Source data

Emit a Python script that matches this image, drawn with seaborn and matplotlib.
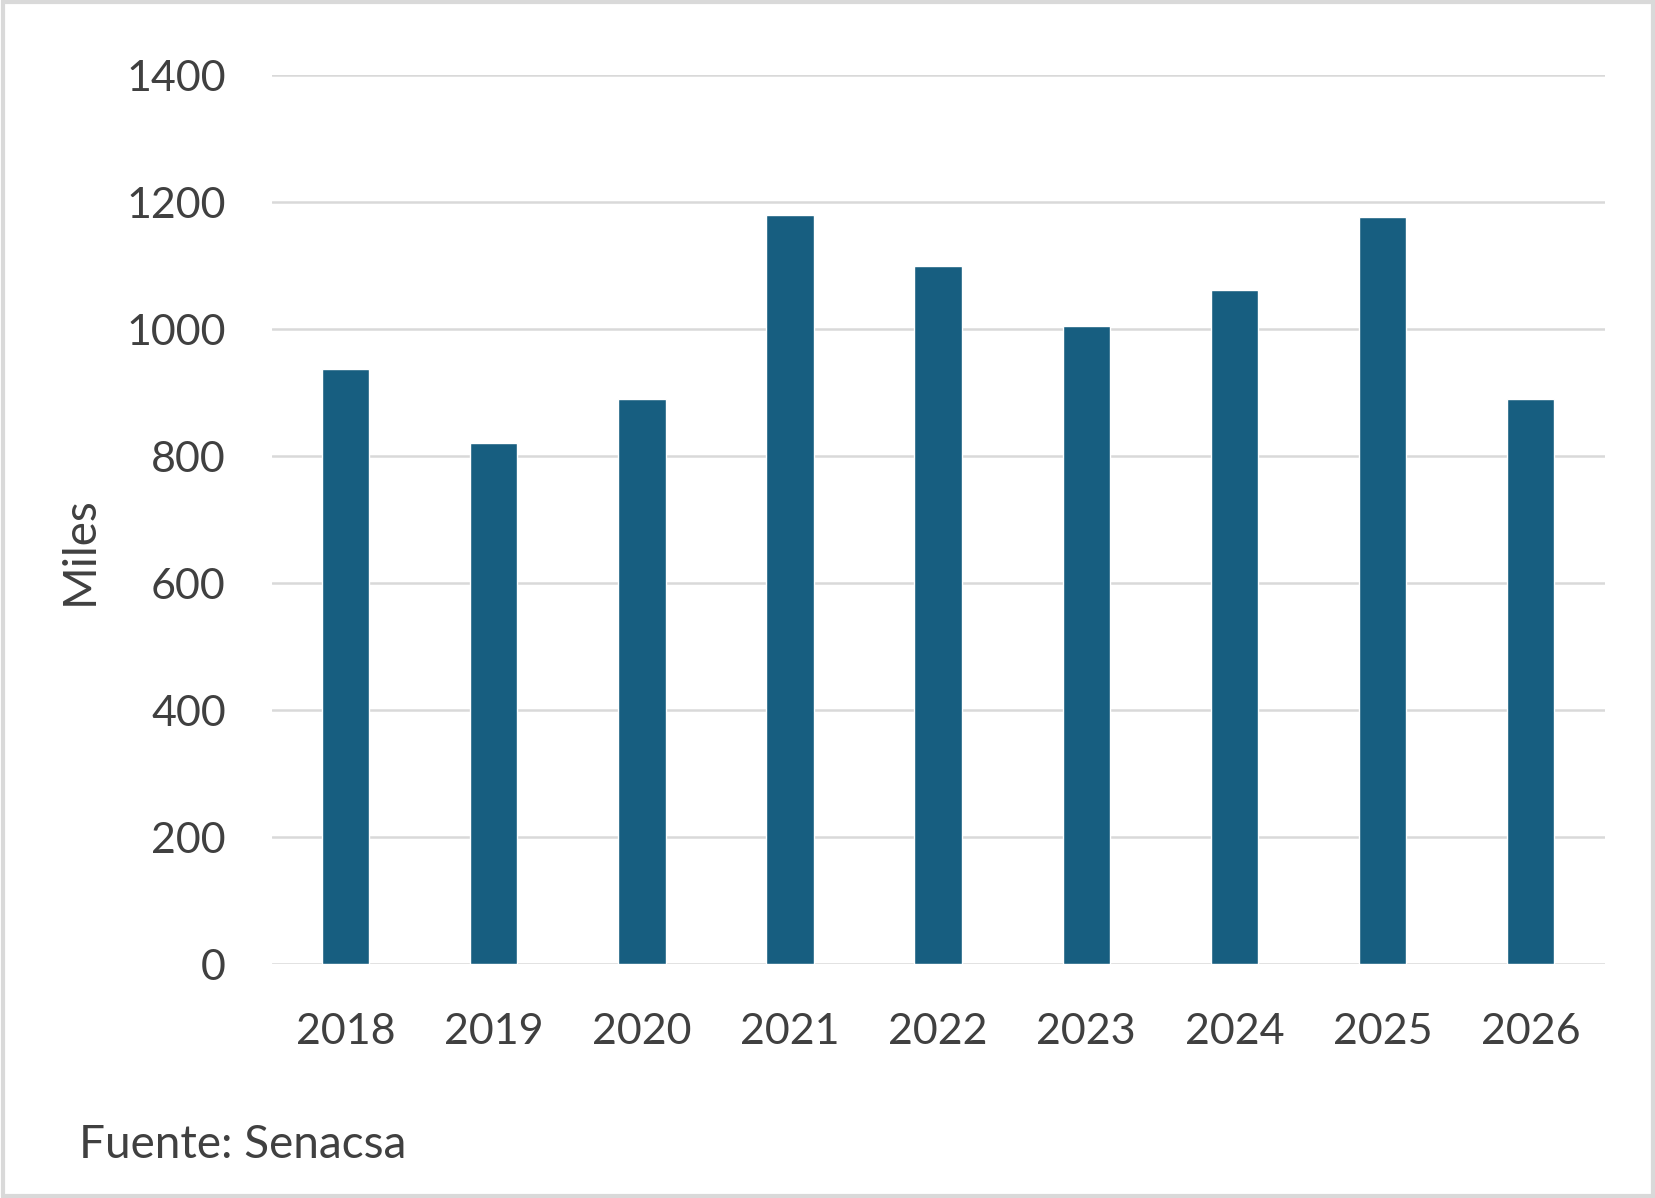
import matplotlib
matplotlib.use("Agg")
import matplotlib.pyplot as plt
import seaborn as sns
import pandas as pd

years = ["2018", "2019", "2020", "2021", "2022", "2023", "2024", "2025", "2026"]
miles = [937, 821, 890, 1180, 1100, 1005, 1062, 1177, 890]

df = pd.DataFrame({"year": years, "miles": miles})

sns.set_style("white")
plt.rcParams["font.family"] = ["Lato", "DejaVu Sans"]
text_color = "#404040"

fig = plt.figure(figsize=(16.56, 11.98), dpi=100)
ax = fig.add_axes([0.164, 0.195, 0.805, 0.742])

sns.barplot(data=df, x="year", y="miles", color="#175e80", width=0.32,
            saturation=1, ax=ax, zorder=3)

ax.set_ylim(0, 1400)
ax.set_yticks(range(0, 1401, 200))
ax.set_xlim(-0.5, 8.5)
ax.yaxis.grid(True, color="#d9d9d9", linewidth=1.8, zorder=0)
ax.set_axisbelow(True)
for s in ax.spines.values():
    s.set_visible(False)
ax.tick_params(axis="both", length=0, labelsize=31, labelcolor=text_color)
ax.tick_params(axis="y", pad=33)
ax.tick_params(axis="x", pad=35)
ax.set_xlabel("")
ax.set_ylabel("Miles", fontsize=33, color=text_color, labelpad=18)
ax.yaxis.label.set_y(0.465)

fig.text(0.048, 0.027, "Fuente: Senacsa", fontsize=33, color=text_color,
         ha="left", va="bottom")

# light grey frame around the picture
border = plt.Rectangle((0.002, 0.002), 0.996, 0.996, transform=fig.transFigure,
                       fill=False, edgecolor="#d9d9d9", linewidth=3)
fig.patches.append(border)

fig.savefig("out.png", dpi=100)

The request
Repeat exactly and only the lines from the start of the data above through the line that holds "saturation=1, ax=ax, zorder=3)", inclusive. Pictures do not belong in the copy.

Full response
Emit a Python script that matches this image, drawn with seaborn and matplotlib.
import matplotlib
matplotlib.use("Agg")
import matplotlib.pyplot as plt
import seaborn as sns
import pandas as pd

years = ["2018", "2019", "2020", "2021", "2022", "2023", "2024", "2025", "2026"]
miles = [937, 821, 890, 1180, 1100, 1005, 1062, 1177, 890]

df = pd.DataFrame({"year": years, "miles": miles})

sns.set_style("white")
plt.rcParams["font.family"] = ["Lato", "DejaVu Sans"]
text_color = "#404040"

fig = plt.figure(figsize=(16.56, 11.98), dpi=100)
ax = fig.add_axes([0.164, 0.195, 0.805, 0.742])

sns.barplot(data=df, x="year", y="miles", color="#175e80", width=0.32,
            saturation=1, ax=ax, zorder=3)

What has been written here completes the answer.